David Kastrup <d...@gnu.org> writes:

> Stephen Leake <stephen_le...@stephe-leake.org> writes:
>> David Kastrup <d...@gnu.org> writes:
>>> "do the right thing" commands also tend to do the wrong thing
>>> occasionally with potentially disastrous results when they are used
>>> in scripts where the followup actions rely on the actual result.
>> That is bad, and should not be allowed.
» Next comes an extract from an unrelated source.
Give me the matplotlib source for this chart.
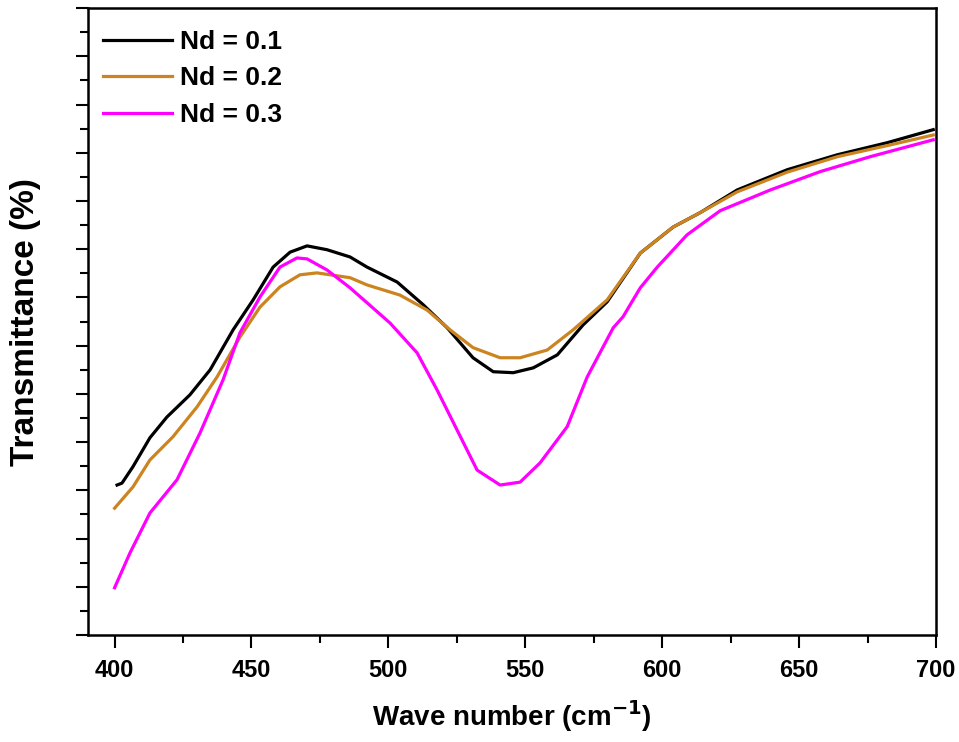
import matplotlib
matplotlib.use("Agg")
import matplotlib.pyplot as plt
from matplotlib.ticker import MultipleLocator, NullFormatter

plt.rcParams['font.family'] = ['Liberation Sans', 'DejaVu Sans']
plt.rcParams['font.weight'] = 'bold'

# Nd = 0.1
x1 = [400.9, 402.7, 406.7, 412.9, 419.1, 427.5, 434.9, 443.3, 450.6, 457.9, 464.1, 470.3,
      477.6, 486.0, 492.2, 503.2, 512.7, 521.5, 530.9, 538.3, 545.6, 552.9, 561.7, 571.1,
      579.9, 592.0, 604.0, 613.9, 627.4, 645.7, 664.0, 682.2, 699.0]
y1 = [3.11, 3.15, 3.49, 4.09, 4.52, 4.98, 5.50, 6.33, 6.95, 7.63, 7.94, 8.07,
      7.99, 7.84, 7.63, 7.32, 6.85, 6.37, 5.75, 5.46, 5.44, 5.54, 5.81, 6.43,
      6.91, 7.92, 8.46, 8.76, 9.23, 9.65, 9.96, 10.21, 10.48]

# Nd = 0.2
x2 = [400.0, 406.7, 412.9, 421.3, 430.1, 437.4, 445.8, 453.1, 460.4, 467.7, 473.9, 486.0,
      492.2, 504.2, 514.1, 522.5, 530.9, 540.8, 548.1, 558.0, 567.5, 579.9, 592.0, 604.0,
      613.9, 627.4, 645.7, 664.0, 682.2, 699.0]
y2 = [2.63, 3.07, 3.63, 4.11, 4.73, 5.35, 6.18, 6.80, 7.22, 7.47, 7.51, 7.41,
      7.26, 7.05, 6.74, 6.33, 5.96, 5.75, 5.75, 5.91, 6.33, 6.95, 7.92, 8.46,
      8.76, 9.19, 9.60, 9.92, 10.15, 10.37]

# Nd = 0.3
x3 = [400.0, 405.6, 412.9, 422.8, 431.2, 439.6, 445.8, 453.1, 460.4, 466.6, 470.3, 477.6,
      486.0, 492.2, 500.6, 510.5, 517.8, 525.1, 532.4, 540.8, 548.1, 555.4, 565.3, 572.6,
      582.1, 585.7, 592.0, 598.2, 609.1, 621.2, 639.5, 657.7, 676.0, 699.0]
y3 = [0.98, 1.70, 2.53, 3.22, 4.19, 5.29, 6.27, 7.01, 7.63, 7.82, 7.80, 7.57,
      7.20, 6.89, 6.47, 5.85, 5.08, 4.25, 3.42, 3.11, 3.17, 3.57, 4.32, 5.35,
      6.37, 6.60, 7.20, 7.63, 8.30, 8.80, 9.23, 9.61, 9.92, 10.27]

labels = ['Nd = 0.1', 'Nd = 0.2', 'Nd = 0.3']
colors = ['#000000', '#CC8420', '#FF00FF']
xticks = [400, 450, 500, 550, 600, 650, 700]

fig = plt.figure(figsize=(9.59, 7.42), dpi=100)
ax = fig.add_axes([0.0918, 0.1442, 0.976 - 0.0918, 0.989 - 0.1442])

for xs, ys, lab, c in zip([x1, x2, x3], [y1, y2, y3], labels, colors):
    ax.plot(xs, ys, color=c, lw=2.3, label=lab)

ax.set_xlim(390.3, 700)
ax.set_ylim(0, 13)
ax.set_xticks(xticks)
ax.set_xticklabels([str(t) for t in xticks])
ax.xaxis.set_minor_locator(MultipleLocator(25))
ax.yaxis.set_major_locator(MultipleLocator(1))
ax.yaxis.set_minor_locator(MultipleLocator(0.5))
ax.yaxis.set_major_formatter(NullFormatter())

for s in ax.spines.values():
    s.set_linewidth(1.8)
ax.tick_params(which='major', length=9, width=1.5, direction='out', labelsize=17, pad=8)
ax.tick_params(which='minor', length=6, width=1.5, direction='out')
ax.tick_params(top=False, right=False)
for t in ax.get_xticklabels():
    t.set_fontweight('bold')

ax.set_xlabel('Wave number (cm$^{\\mathbf{-1}}$)', fontsize=20, fontweight='bold', labelpad=12)
ax.set_ylabel('Transmittance (%)', fontsize=24, fontweight='bold')
ax.yaxis.set_label_coords(-0.056, 0.5)

leg = ax.legend(loc='upper left', bbox_to_anchor=(-0.004, 0.995), frameon=False,
                handlelength=2.6, handletextpad=0.3, labelspacing=0.48, borderaxespad=0.3,
                prop={'weight': 'bold', 'size': 19})

fig.savefig('out.png', dpi=100)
On the other hand, I have yet
>> to see an actual use case of bad behavior in this discussion.
> Huh.
> <http://permalink.gmane.org/gmane.comp.version-control.git/242744>

That's about backward incompatibility, which is bad, but not what I was
talking about above.

Specifically, the proposed change is:

'git reset' will have different default actions depending on context:

- if a merge is not in progress, it will do 'git reset --mixed'

- if a merge is in progress, it will do 'git reset --merge'

Is there a use case where this will do the wrong thing?

Of course, I fully understand that not being able to come up with a
"wrong thing" use case is not the same as proving it cannot happen,
especially for a system as complex as git.

So it would be ok to say "we don't do that so we are not exposed to
unintended consequences".

But "wrong thing" use cases are more convincing :).